Grinding is a machining process using abrasive surfaces to remove material from metal workpieces. On the surface (pun intended) grinding may seem different than other machining processes, but it still works through chip formation and removal–just like sawing, milling, broaching and most other techniques. Grinding can produce surfaces conforming to rough or extremely close tolerances. Because of its versatility, grinding is used for simple gate removal in castings as well as advanced finishing processes like polishing and sharpening.
From a physical standpoint most machining processes remove metal through compression and sheer: a cutting point compresses the workpiece material until it breaks off (sheers) in the form of a chip. When a saw sheers a chip, the blade's teeth carry it away from the workpiece. Similarly, sharp points on grinding wheels or belts sheer chips, which are then carried away from the workpiece in the cavities of the grinding wheel. Grinding's principal difference is that instead of using metal cutting tools, it utilizes abrasive materials that supply the sharp points needed to sheer metal chips.
Grinding can either be accomplished using a grinding wheel or a grinding belt. The composition of a grinding wheel depends on its application, but most are formed by combining abrasive materials with bonding agents and molding the mixture into the shape of a wheel.
Bonding agents can be ceramic, in which case wheels are fired in a kiln to harden after forming. Plastic-based or rubber-based bonding agents are also used if a more flexible grinding wheel is desired. High-polish wheels can be formed using fine abrasive grains and shellac at high temperatures. To form the toughest grinding wheels, called superabrasives, manufacturers coat metal wheels with extremely hard grains like diamond or cubic boron nitride (CBN) through a process called electroplating.
In belt grinding, abrasive materials are affixed to a flexible backing and cut into belts. Belt grinding can be used for different applications, but works under the same principles as wheel grinding.

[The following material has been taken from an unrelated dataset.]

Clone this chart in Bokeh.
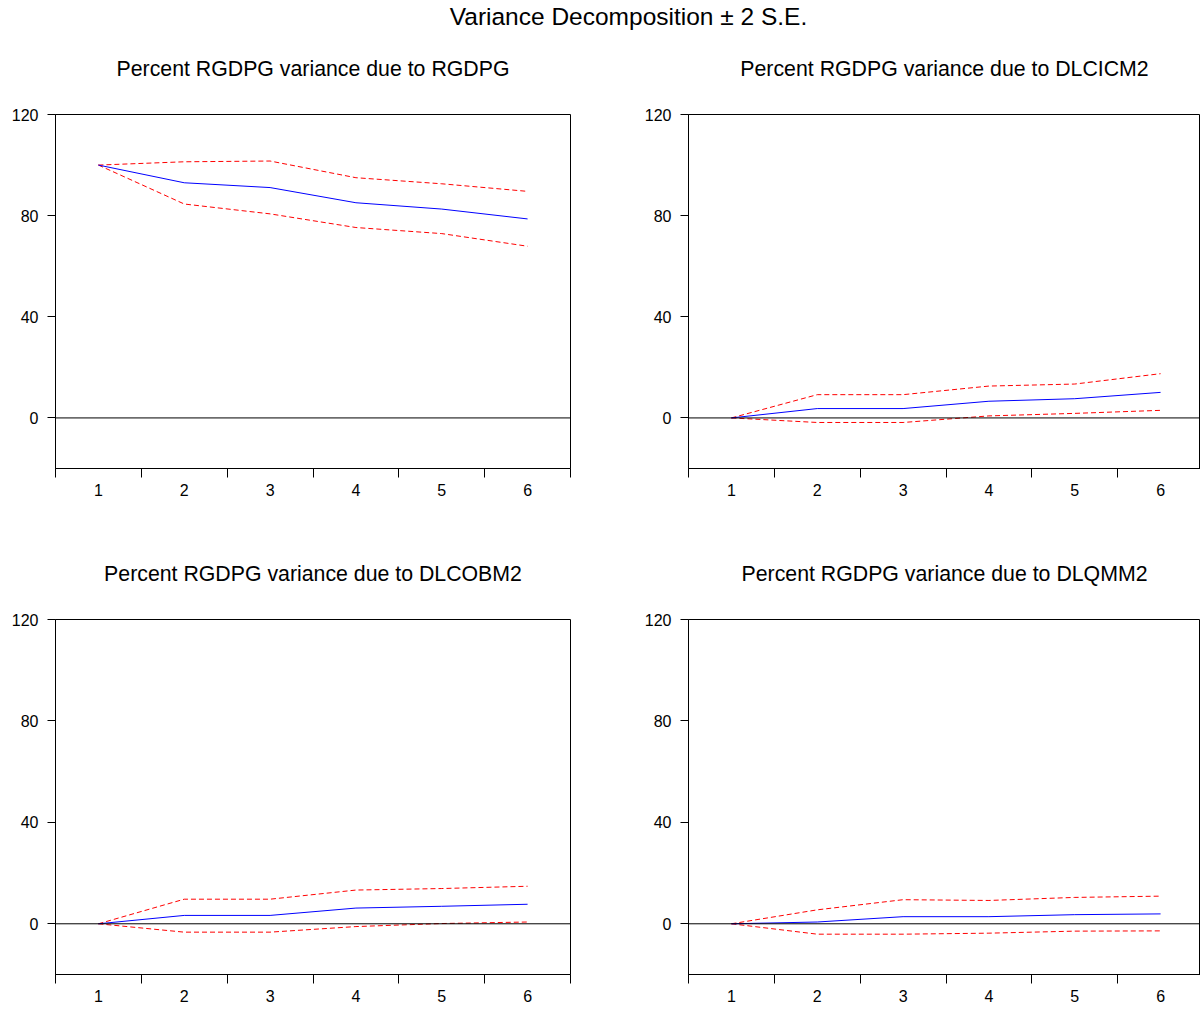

Beyond belt grinders and wheel grinders, grinding machines can take on a number of different configurations. All grinding machines must be able to spin the grinding wheel at high speeds, or spin the wheels that carry the grinding belts, and must offer support to hold the workpiece. Rough grinding is often accomplished by holding the workpiece by hand, but precise operations require a more sophisticated apparatus.
While grinding is generally used as a finishing process to remove small amounts of material with a high degree of precision, certain grinding techniques have been developed that rival milling in their ability to remove material quickly. Some types of grinding in use today include:
Grinding wheels are considered consumables because they wear during regular use and must eventually be replaced. Based on the composition of the grinding wheel and the application, operators can predict how quickly a grinding wheel will wear. In automated grinding operations, wear rates must be factored into machine movements so that each piece is ground consistently even as the grinding surface changes shape.
Grinding wheel wear is actually a necessary part of the process, because it allows old, dull grains to strip away from the wheel and reveal fresh, sharp grains. Often, however, dull grains fail to leave the wheel and chips lodge in the cavities. When this occurs, the wheel must be dressed to fracture the dull grains and allow the chips to fall from the wheel. Dressing involves placing a specialized tool against the grinding wheel that knocks old grains out of the composite.
Truing is another issue that can propagate during normal grinding operations. Grinding wheels that are out of true are unbalanced, either by uneven grinding or by chips clogging the cavities unevenly. In many cases, dressing can solve both problems.
Since grinding accidents are often caused by unbalanced grinding wheels that can break machines and sometimes injure operators, regular truing and dressing are extremely important. In order to facilitate and automate the process, modern CNC grinding machines include automatic dressers built in to the system.
The grinding process is extremely versatile, and almost any size and shape of workpiece can be finished on modern grinding equipment. However, grinding is usually not as efficient at removing material as other machining processes, so grinding is often reserved for the final steps of manufacturing. Two exceptions are continuous-dress creep- feed grinding (CDCF) and cut-off grinding. Cut-off grinding actually mimics sawing, but uses an abrasive blade instead of a toothed one.
Sawing and grinding are often used together for gate removal on cast parts. Once a casting solidifies, the operator cuts away the gating with a saw. He or she then grinds the residual material on the casting to create a smooth surface. Gate grinding is usually accomplished with open-structure grinding wheels to allow for rapid removal of material, and is followed by additional grinding with finer grain for improved surface finish.
Grinding is also commonly used in machine tool production. Tool steel is very hard and often cannot be cut by other non-abrasive machine tools. Superabrasives can be used to form, sharpen and refurbish tools made from nearly any material, including carbide.